Entries taken from a collection
= = =

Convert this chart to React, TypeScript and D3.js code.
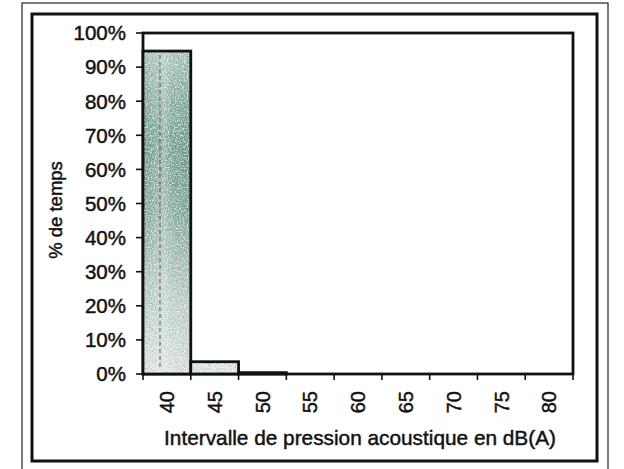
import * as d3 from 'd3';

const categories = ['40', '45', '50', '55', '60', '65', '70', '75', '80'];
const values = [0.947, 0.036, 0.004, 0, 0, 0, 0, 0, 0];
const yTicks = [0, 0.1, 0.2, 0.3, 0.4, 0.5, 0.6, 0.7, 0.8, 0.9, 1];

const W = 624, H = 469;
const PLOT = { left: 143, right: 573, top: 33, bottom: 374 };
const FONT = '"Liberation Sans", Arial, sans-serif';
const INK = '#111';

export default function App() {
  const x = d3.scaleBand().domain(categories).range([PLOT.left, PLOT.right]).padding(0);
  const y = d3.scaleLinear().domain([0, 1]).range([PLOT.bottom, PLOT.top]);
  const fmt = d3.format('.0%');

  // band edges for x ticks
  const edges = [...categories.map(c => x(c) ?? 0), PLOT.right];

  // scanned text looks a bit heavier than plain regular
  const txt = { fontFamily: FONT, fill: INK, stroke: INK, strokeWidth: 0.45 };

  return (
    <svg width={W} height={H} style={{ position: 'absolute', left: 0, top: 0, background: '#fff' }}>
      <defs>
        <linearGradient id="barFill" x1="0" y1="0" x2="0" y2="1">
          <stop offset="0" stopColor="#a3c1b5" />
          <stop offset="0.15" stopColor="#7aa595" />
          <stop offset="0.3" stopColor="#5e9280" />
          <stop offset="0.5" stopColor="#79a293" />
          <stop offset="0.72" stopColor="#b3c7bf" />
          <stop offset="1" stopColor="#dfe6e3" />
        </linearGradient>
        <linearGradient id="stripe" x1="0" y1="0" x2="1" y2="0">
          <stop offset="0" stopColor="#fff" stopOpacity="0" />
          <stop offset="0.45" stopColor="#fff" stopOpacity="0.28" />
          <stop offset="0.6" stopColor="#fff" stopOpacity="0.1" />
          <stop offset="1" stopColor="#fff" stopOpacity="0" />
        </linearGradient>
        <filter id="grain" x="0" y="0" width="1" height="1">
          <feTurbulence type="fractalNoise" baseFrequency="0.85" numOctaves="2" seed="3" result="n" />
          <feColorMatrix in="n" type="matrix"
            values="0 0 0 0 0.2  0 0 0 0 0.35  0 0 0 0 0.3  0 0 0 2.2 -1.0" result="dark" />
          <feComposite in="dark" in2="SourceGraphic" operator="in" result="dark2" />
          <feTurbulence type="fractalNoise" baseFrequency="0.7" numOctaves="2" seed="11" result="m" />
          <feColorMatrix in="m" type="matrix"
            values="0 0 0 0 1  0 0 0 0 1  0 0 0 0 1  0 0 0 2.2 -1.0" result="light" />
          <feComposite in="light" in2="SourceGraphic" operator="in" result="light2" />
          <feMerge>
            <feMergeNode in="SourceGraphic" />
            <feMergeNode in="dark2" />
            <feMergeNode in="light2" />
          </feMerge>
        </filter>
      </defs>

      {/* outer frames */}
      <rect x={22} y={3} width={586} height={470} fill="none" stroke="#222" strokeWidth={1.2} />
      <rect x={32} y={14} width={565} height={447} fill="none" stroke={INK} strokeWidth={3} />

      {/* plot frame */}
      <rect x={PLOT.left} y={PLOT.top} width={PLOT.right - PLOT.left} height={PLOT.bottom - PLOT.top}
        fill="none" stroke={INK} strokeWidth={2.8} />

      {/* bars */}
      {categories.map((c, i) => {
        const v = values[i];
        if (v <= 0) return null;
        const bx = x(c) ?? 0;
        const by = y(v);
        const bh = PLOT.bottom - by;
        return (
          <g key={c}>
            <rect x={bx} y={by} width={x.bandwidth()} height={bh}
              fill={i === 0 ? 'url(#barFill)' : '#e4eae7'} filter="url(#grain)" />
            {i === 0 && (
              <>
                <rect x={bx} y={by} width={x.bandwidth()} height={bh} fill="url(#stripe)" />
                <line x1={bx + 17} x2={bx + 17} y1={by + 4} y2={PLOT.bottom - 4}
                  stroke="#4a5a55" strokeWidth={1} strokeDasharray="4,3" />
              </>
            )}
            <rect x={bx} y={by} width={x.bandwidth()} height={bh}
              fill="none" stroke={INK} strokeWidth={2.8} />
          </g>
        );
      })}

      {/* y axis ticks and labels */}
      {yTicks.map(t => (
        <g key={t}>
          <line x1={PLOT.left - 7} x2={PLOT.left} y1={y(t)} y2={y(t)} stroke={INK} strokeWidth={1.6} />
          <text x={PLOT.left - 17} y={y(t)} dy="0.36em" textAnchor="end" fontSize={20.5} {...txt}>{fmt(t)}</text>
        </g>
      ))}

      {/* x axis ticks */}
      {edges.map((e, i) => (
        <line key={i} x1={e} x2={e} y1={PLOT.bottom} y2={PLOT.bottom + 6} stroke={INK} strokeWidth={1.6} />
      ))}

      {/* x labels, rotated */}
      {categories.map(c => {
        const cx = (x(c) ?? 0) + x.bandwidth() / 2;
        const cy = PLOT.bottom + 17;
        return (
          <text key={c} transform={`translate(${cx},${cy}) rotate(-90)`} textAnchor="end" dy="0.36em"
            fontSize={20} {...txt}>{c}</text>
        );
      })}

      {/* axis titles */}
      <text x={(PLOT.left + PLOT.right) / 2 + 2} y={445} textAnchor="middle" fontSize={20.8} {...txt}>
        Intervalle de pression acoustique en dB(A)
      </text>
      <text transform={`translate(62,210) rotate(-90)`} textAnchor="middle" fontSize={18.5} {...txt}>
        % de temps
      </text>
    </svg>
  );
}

= = =

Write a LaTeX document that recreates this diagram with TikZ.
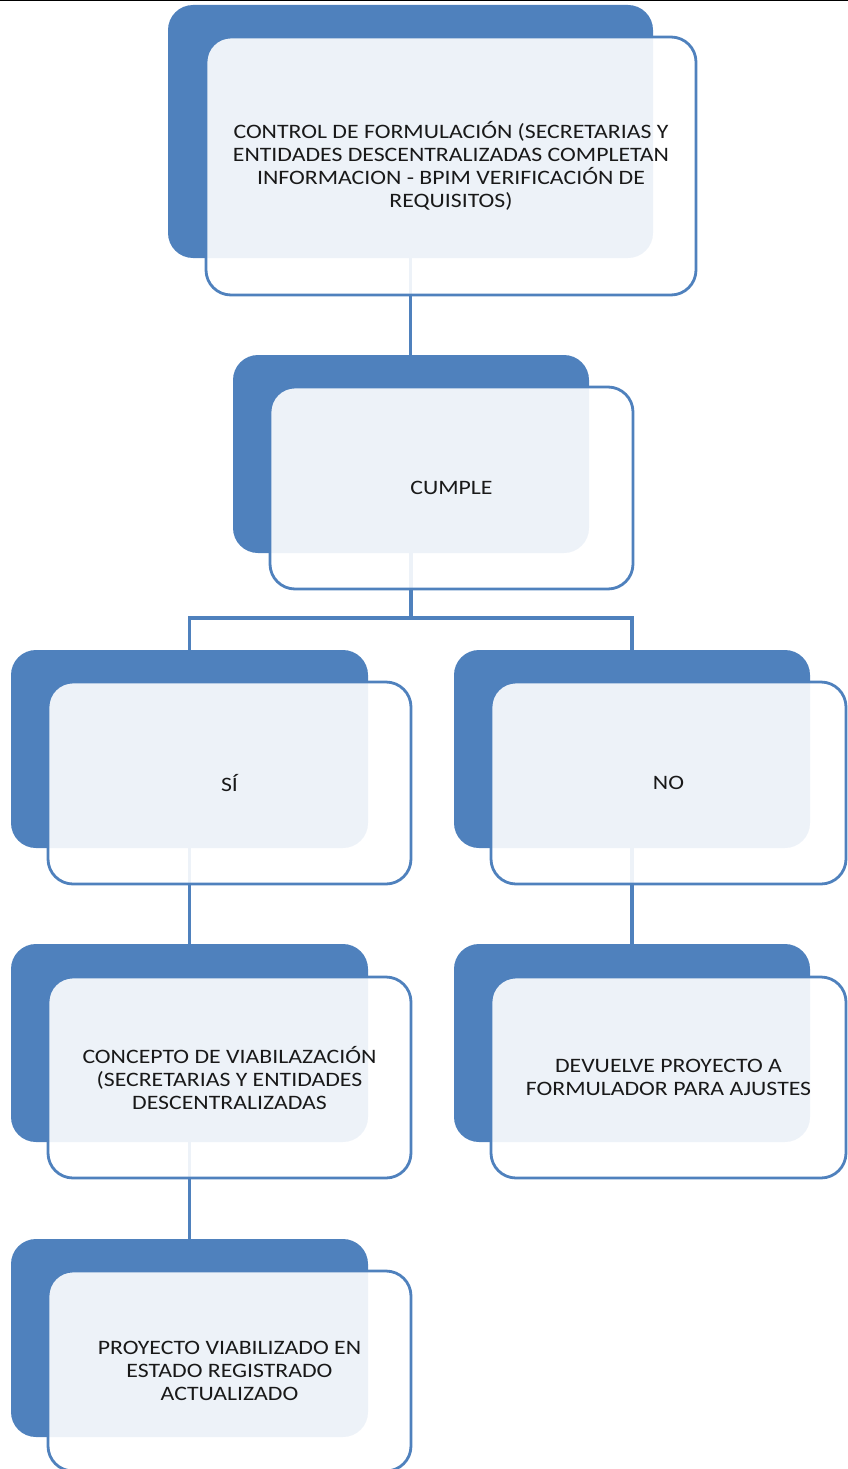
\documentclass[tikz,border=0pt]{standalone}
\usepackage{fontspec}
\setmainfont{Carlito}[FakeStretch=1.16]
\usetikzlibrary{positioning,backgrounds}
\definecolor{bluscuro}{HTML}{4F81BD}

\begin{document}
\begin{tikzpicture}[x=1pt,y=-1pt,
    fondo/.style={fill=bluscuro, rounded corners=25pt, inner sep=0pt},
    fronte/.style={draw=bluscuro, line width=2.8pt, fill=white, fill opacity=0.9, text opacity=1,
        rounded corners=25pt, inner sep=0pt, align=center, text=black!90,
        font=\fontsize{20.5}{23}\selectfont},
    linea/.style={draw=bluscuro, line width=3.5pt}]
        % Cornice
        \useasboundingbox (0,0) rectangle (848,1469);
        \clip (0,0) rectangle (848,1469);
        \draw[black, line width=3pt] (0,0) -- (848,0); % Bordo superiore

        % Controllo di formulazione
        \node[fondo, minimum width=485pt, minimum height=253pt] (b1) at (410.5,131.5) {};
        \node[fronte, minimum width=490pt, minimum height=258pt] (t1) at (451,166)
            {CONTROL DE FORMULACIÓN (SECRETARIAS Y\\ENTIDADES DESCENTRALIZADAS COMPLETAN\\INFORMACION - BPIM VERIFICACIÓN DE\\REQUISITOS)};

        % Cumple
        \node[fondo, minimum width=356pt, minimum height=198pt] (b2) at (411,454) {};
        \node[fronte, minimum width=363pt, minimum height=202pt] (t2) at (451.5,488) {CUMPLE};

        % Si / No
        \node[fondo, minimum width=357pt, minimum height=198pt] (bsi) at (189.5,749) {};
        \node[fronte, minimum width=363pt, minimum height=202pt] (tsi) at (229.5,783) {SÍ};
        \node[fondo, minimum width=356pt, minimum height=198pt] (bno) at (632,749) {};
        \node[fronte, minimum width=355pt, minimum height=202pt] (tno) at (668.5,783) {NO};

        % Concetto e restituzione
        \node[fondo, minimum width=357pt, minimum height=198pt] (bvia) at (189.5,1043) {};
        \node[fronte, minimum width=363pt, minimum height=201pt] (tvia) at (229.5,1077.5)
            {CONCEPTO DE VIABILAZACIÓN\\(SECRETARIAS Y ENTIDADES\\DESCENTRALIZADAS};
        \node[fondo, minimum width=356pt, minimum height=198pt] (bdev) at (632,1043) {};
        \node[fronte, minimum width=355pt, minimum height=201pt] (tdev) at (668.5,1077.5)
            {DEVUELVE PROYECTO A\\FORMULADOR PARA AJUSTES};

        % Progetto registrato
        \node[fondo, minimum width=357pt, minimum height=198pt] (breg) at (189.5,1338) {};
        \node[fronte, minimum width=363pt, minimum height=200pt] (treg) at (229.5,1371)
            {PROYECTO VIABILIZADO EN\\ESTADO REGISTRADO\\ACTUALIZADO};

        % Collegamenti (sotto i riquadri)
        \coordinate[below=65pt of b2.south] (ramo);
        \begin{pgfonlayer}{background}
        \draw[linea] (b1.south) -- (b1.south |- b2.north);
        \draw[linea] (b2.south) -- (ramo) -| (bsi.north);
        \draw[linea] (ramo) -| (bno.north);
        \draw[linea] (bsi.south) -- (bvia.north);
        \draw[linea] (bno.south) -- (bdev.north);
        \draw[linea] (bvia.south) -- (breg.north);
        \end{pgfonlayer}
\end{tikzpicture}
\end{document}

= = =

Copy, exactly as they stand, the lines from the one that holds "Convert this chart" to the one that holds "0.8, 0.9, 1];", both included, and drop every picture.

▸ Exercise answer
Convert this chart to React, TypeScript and D3.js code.
import * as d3 from 'd3';

const categories = ['40', '45', '50', '55', '60', '65', '70', '75', '80'];
const values = [0.947, 0.036, 0.004, 0, 0, 0, 0, 0, 0];
const yTicks = [0, 0.1, 0.2, 0.3, 0.4, 0.5, 0.6, 0.7, 0.8, 0.9, 1];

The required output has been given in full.